=== Exercise prompt ===
Beginning with the first line below, please repeat the material exactly, ending with the line that includes "var y = d3.scaleLinear().domain([0, 40000]).range([height, 0])".

-- start Source data --

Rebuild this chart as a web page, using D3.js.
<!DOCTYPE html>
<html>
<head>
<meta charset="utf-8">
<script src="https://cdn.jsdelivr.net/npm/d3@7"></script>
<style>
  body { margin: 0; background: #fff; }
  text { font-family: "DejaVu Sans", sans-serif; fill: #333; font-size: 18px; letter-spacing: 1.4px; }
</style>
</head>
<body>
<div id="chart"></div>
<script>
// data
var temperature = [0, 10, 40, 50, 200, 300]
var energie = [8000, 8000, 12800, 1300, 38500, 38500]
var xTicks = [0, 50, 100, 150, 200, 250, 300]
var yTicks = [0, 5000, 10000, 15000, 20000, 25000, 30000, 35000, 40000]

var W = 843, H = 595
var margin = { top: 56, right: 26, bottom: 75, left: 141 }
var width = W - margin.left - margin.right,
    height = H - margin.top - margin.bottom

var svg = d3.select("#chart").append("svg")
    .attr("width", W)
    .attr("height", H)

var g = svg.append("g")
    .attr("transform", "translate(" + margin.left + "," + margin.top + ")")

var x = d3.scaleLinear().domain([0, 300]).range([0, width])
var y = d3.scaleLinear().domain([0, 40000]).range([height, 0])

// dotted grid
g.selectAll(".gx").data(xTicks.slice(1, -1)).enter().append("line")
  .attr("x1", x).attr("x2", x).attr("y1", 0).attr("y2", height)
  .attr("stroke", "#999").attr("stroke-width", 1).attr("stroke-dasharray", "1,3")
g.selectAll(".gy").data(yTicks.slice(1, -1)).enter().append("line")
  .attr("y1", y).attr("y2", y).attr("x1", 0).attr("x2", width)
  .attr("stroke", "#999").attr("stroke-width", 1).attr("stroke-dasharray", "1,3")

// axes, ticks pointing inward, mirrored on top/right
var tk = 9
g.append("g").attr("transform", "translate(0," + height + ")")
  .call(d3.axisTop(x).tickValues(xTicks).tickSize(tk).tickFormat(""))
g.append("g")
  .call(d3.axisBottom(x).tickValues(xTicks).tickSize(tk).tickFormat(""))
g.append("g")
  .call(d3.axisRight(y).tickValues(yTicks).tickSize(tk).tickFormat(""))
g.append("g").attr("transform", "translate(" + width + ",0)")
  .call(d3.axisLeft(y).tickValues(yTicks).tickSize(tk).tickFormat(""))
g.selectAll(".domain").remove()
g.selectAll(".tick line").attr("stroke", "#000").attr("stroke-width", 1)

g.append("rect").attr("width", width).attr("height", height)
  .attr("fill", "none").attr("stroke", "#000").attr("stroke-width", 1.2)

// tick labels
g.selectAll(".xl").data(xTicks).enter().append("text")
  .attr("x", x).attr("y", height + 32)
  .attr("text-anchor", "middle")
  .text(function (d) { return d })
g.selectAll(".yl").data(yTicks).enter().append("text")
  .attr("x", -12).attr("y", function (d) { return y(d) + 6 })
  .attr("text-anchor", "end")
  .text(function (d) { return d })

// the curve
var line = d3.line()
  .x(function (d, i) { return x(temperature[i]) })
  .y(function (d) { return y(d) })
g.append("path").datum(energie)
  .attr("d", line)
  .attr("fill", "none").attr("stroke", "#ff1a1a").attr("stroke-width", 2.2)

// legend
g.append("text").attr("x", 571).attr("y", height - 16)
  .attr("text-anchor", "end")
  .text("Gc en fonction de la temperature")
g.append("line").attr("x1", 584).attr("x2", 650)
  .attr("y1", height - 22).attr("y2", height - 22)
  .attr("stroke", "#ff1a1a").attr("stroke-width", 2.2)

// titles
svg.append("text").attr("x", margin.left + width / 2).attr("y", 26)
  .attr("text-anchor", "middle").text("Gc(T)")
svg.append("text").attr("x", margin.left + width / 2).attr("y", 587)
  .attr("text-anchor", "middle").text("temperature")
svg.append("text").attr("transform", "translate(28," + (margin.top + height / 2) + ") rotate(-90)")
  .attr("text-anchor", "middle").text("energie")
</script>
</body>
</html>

-- end Source data --

=== Exercise output ===
Rebuild this chart as a web page, using D3.js.
<!DOCTYPE html>
<html>
<head>
<meta charset="utf-8">
<script src="https://cdn.jsdelivr.net/npm/d3@7"></script>
<style>
  body { margin: 0; background: #fff; }
  text { font-family: "DejaVu Sans", sans-serif; fill: #333; font-size: 18px; letter-spacing: 1.4px; }
</style>
</head>
<body>
<div id="chart"></div>
<script>
// data
var temperature = [0, 10, 40, 50, 200, 300]
var energie = [8000, 8000, 12800, 1300, 38500, 38500]
var xTicks = [0, 50, 100, 150, 200, 250, 300]
var yTicks = [0, 5000, 10000, 15000, 20000, 25000, 30000, 35000, 40000]

var W = 843, H = 595
var margin = { top: 56, right: 26, bottom: 75, left: 141 }
var width = W - margin.left - margin.right,
    height = H - margin.top - margin.bottom

var svg = d3.select("#chart").append("svg")
    .attr("width", W)
    .attr("height", H)

var g = svg.append("g")
    .attr("transform", "translate(" + margin.left + "," + margin.top + ")")

var x = d3.scaleLinear().domain([0, 300]).range([0, width])
var y = d3.scaleLinear().domain([0, 40000]).range([height, 0])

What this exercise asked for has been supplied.